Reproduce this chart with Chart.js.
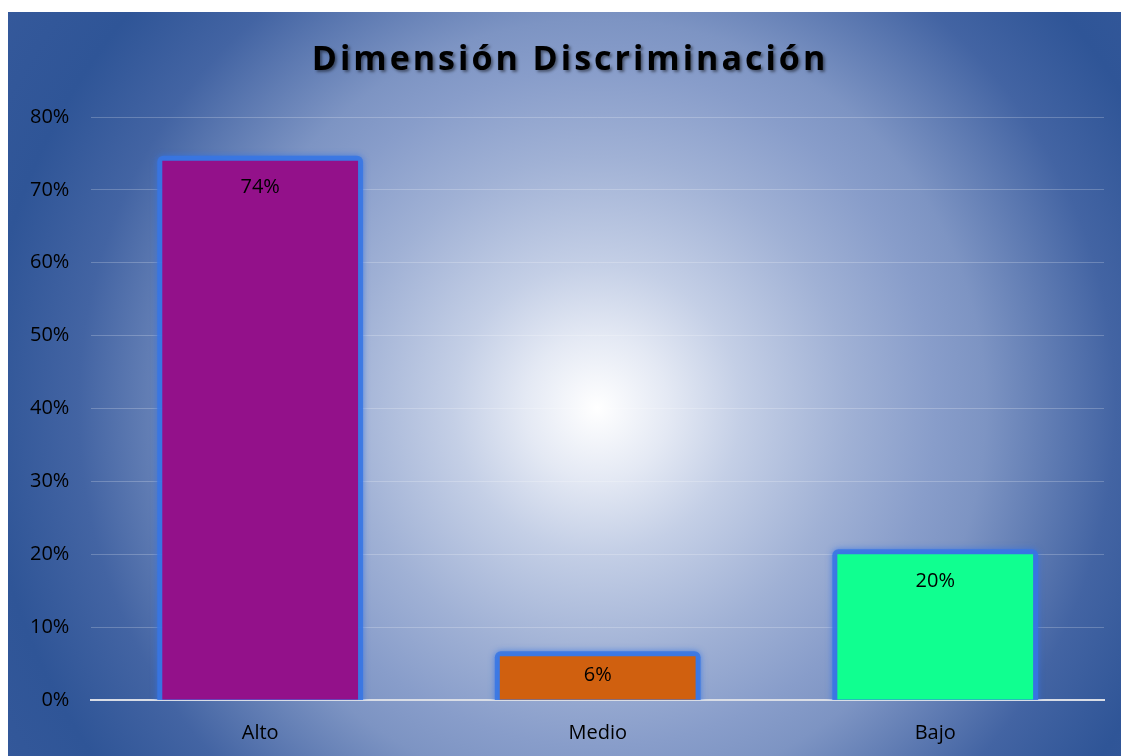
<!DOCTYPE html>
<html>
<head>
<meta charset="utf-8">
<script src="https://cdn.jsdelivr.net/npm/chart.js@4.4.1/dist/chart.umd.min.js"></script>
<style>
  html, body { margin: 0; padding: 0; background: #ffffff; }
  #wrap { position: absolute; left: 8px; top: 12px; width: 1113px; height: 744px; }
</style>
</head>
<body>
<div id="wrap"><canvas id="c" width="1113" height="744"></canvas></div>
<script>
const titleText = "Dimensión Discriminación";
const categories = ["Alto", "Medio", "Bajo"];
const values = [74, 6, 20];
const barColors = ["#93118A", "#D0600F", "#10FF90"];
const yTicks = [0, 10, 20, 30, 40, 50, 60, 70, 80];

const FONT = "'Open Sans', 'Noto Sans', sans-serif";

const bgPlugin = {
  id: 'bg',
  beforeDraw(chart) {
    const ctx = chart.ctx;
    const w = chart.width, h = chart.height;
    const cx = 589, cy = 396, R = 720;
    const g = ctx.createRadialGradient(cx, cy, 0, cx, cy, R);
    g.addColorStop(0.00, '#ffffff');
    g.addColorStop(0.10, '#e4e9f4');
    g.addColorStop(0.20, '#c4cfe6');
    g.addColorStop(0.35, '#a0b1d5');
    g.addColorStop(0.47, '#889dca');
    g.addColorStop(0.54, '#7d94c3');
    g.addColorStop(0.72, '#4364a3');
    g.addColorStop(0.85, '#2f5597');
    g.addColorStop(1.00, '#35599b');
    ctx.save();
    ctx.fillStyle = g;
    ctx.fillRect(0, 0, w, h);
    ctx.restore();
  }
};

const glowPlugin = {
  id: 'glow',
  beforeDatasetsDraw(chart) {
    const ctx = chart.ctx;
    const meta = chart.getDatasetMeta(0);
    const area = chart.chartArea;
    ctx.save();
    ctx.beginPath();
    ctx.rect(0, 0, chart.width, area.bottom);
    ctx.clip();
    meta.data.forEach(el => {
      const p = el.getProps(['x', 'y', 'base', 'width'], true);
      const e = 5;
      const left = p.x - p.width / 2 - e;
      const right = p.x + p.width / 2 + e;
      const top = p.y - e;
      ctx.shadowColor = 'rgba(50,115,230,0.9)';
      ctx.shadowBlur = 6;
      ctx.fillStyle = 'rgba(55,118,228,0.85)';
      ctx.beginPath();
      ctx.roundRect(left, top, right - left, p.base - top + 8, 6);
      ctx.fill();
    });
    ctx.restore();
  }
};

const labelPlugin = {
  id: 'vlabels',
  afterDatasetsDraw(chart) {
    const ctx = chart.ctx;
    const meta = chart.getDatasetMeta(0);
    ctx.save();
    ctx.font = '20px ' + FONT;
    ctx.fillStyle = '#000000';
    ctx.textAlign = 'center';
    ctx.textBaseline = 'middle';
    meta.data.forEach((el, i) => {
      const p = el.getProps(['x', 'y', 'base'], true);
      const hgt = p.base - p.y;
      const off = Math.min(27, hgt / 2 - 3);
      ctx.fillText(values[i] + '%', p.x, p.y + off);
    });
    ctx.restore();
  }
};

const titlePlugin = {
  id: 'ttl',
  afterDraw(chart) {
    const ctx = chart.ctx;
    ctx.save();
    ctx.font = 'bold 34px ' + FONT;
    if ('letterSpacing' in ctx) ctx.letterSpacing = '3px';
    ctx.textAlign = 'center';
    ctx.textBaseline = 'middle';
    ctx.shadowColor = 'rgba(0,0,0,0.45)';
    ctx.shadowOffsetX = 2;
    ctx.shadowOffsetY = 2;
    ctx.shadowBlur = 3;
    ctx.fillStyle = '#000000';
    ctx.fillText(titleText, 562, 48);
    ctx.restore();
  }
};

new Chart(document.getElementById('c'), {
  type: 'bar',
  data: {
    labels: categories,
    datasets: [{
      data: values,
      backgroundColor: barColors,
      borderWidth: 0,
      barPercentage: 0.58,
      categoryPercentage: 1.0
    }]
  },
  options: {
    responsive: false,
    animation: false,
    devicePixelRatio: 1,
    layout: { padding: { top: 105, left: 0, right: 17, bottom: -10 } },
    plugins: {
      legend: { display: false },
      title: { display: false },
      tooltip: { enabled: false }
    },
    scales: {
      x: {
        grid: { display: false, drawTicks: false },
        border: { display: true, color: '#d9dde6', width: 2 },
        ticks: { color: '#000000', font: { family: FONT, size: 20 }, padding: 21 }
      },
      y: {
        min: 0,
        max: 80,
        afterBuildTicks(scale) { scale.ticks = yTicks.map(v => ({ value: v })); },
        grid: { color: 'rgba(255,255,255,0.22)', lineWidth: 1, drawTicks: false },
        border: { display: false },
        ticks: {
          color: '#000000',
          font: { family: FONT, size: 20 },
          padding: 22,
          callback: v => v + '%'
        }
      }
    }
  },
  plugins: [bgPlugin, glowPlugin, labelPlugin, titlePlugin]
});
</script>
</body>
</html>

# # # #

### PROBLEM DETAILS:
Write out the data precisely as given, excluding the pictures.

### FINAL RESULT:
Reproduce this chart with Chart.js.
<!DOCTYPE html>
<html>
<head>
<meta charset="utf-8">
<script src="https://cdn.jsdelivr.net/npm/chart.js@4.4.1/dist/chart.umd.min.js"></script>
<style>
  html, body { margin: 0; padding: 0; background: #ffffff; }
  #wrap { position: absolute; left: 8px; top: 12px; width: 1113px; height: 744px; }
</style>
</head>
<body>
<div id="wrap"><canvas id="c" width="1113" height="744"></canvas></div>
<script>
const titleText = "Dimensión Discriminación";
const categories = ["Alto", "Medio", "Bajo"];
const values = [74, 6, 20];
const barColors = ["#93118A", "#D0600F", "#10FF90"];
const yTicks = [0, 10, 20, 30, 40, 50, 60, 70, 80];

const FONT = "'Open Sans', 'Noto Sans', sans-serif";

const bgPlugin = {
  id: 'bg',
  beforeDraw(chart) {
    const ctx = chart.ctx;
    const w = chart.width, h = chart.height;
    const cx = 589, cy = 396, R = 720;
    const g = ctx.createRadialGradient(cx, cy, 0, cx, cy, R);
    g.addColorStop(0.00, '#ffffff');
    g.addColorStop(0.10, '#e4e9f4');
    g.addColorStop(0.20, '#c4cfe6');
    g.addColorStop(0.35, '#a0b1d5');
    g.addColorStop(0.47, '#889dca');
    g.addColorStop(0.54, '#7d94c3');
    g.addColorStop(0.72, '#4364a3');
    g.addColorStop(0.85, '#2f5597');
    g.addColorStop(1.00, '#35599b');
    ctx.save();
    ctx.fillStyle = g;
    ctx.fillRect(0, 0, w, h);
    ctx.restore();
  }
};

const glowPlugin = {
  id: 'glow',
  beforeDatasetsDraw(chart) {
    const ctx = chart.ctx;
    const meta = chart.getDatasetMeta(0);
    const area = chart.chartArea;
    ctx.save();
    ctx.beginPath();
    ctx.rect(0, 0, chart.width, area.bottom);
    ctx.clip();
    meta.data.forEach(el => {
      const p = el.getProps(['x', 'y', 'base', 'width'], true);
      const e = 5;
      const left = p.x - p.width / 2 - e;
      const right = p.x + p.width / 2 + e;
      const top = p.y - e;
      ctx.shadowColor = 'rgba(50,115,230,0.9)';
      ctx.shadowBlur = 6;
      ctx.fillStyle = 'rgba(55,118,228,0.85)';
      ctx.beginPath();
      ctx.roundRect(left, top, right - left, p.base - top + 8, 6);
      ctx.fill();
    });
    ctx.restore();
  }
};

const labelPlugin = {
  id: 'vlabels',
  afterDatasetsDraw(chart) {
    const ctx = chart.ctx;
    const meta = chart.getDatasetMeta(0);
    ctx.save();
    ctx.font = '20px ' + FONT;
    ctx.fillStyle = '#000000';
    ctx.textAlign = 'center';
    ctx.textBaseline = 'middle';
    meta.data.forEach((el, i) => {
      const p = el.getProps(['x', 'y', 'base'], true);
      const hgt = p.base - p.y;
      const off = Math.min(27, hgt / 2 - 3);
      ctx.fillText(values[i] + '%', p.x, p.y + off);
    });
    ctx.restore();
  }
};

const titlePlugin = {
  id: 'ttl',
  afterDraw(chart) {
    const ctx = chart.ctx;
    ctx.save();
    ctx.font = 'bold 34px ' + FONT;
    if ('letterSpacing' in ctx) ctx.letterSpacing = '3px';
    ctx.textAlign = 'center';
    ctx.textBaseline = 'middle';
    ctx.shadowColor = 'rgba(0,0,0,0.45)';
    ctx.shadowOffsetX = 2;
    ctx.shadowOffsetY = 2;
    ctx.shadowBlur = 3;
    ctx.fillStyle = '#000000';
    ctx.fillText(titleText, 562, 48);
    ctx.restore();
  }
};

new Chart(document.getElementById('c'), {
  type: 'bar',
  data: {
    labels: categories,
    datasets: [{
      data: values,
      backgroundColor: barColors,
      borderWidth: 0,
      barPercentage: 0.58,
      categoryPercentage: 1.0
    }]
  },
  options: {
    responsive: false,
    animation: false,
    devicePixelRatio: 1,
    layout: { padding: { top: 105, left: 0, right: 17, bottom: -10 } },
    plugins: {
      legend: { display: false },
      title: { display: false },
      tooltip: { enabled: false }
    },
    scales: {
      x: {
        grid: { display: false, drawTicks: false },
        border: { display: true, color: '#d9dde6', width: 2 },
        ticks: { color: '#000000', font: { family: FONT, size: 20 }, padding: 21 }
      },
      y: {
        min: 0,
        max: 80,
        afterBuildTicks(scale) { scale.ticks = yTicks.map(v => ({ value: v })); },
        grid: { color: 'rgba(255,255,255,0.22)', lineWidth: 1, drawTicks: false },
        border: { display: false },
        ticks: {
          color: '#000000',
          font: { family: FONT, size: 20 },
          padding: 22,
          callback: v => v + '%'
        }
      }
    }
  },
  plugins: [bgPlugin, glowPlugin, labelPlugin, titlePlugin]
});
</script>
</body>
</html>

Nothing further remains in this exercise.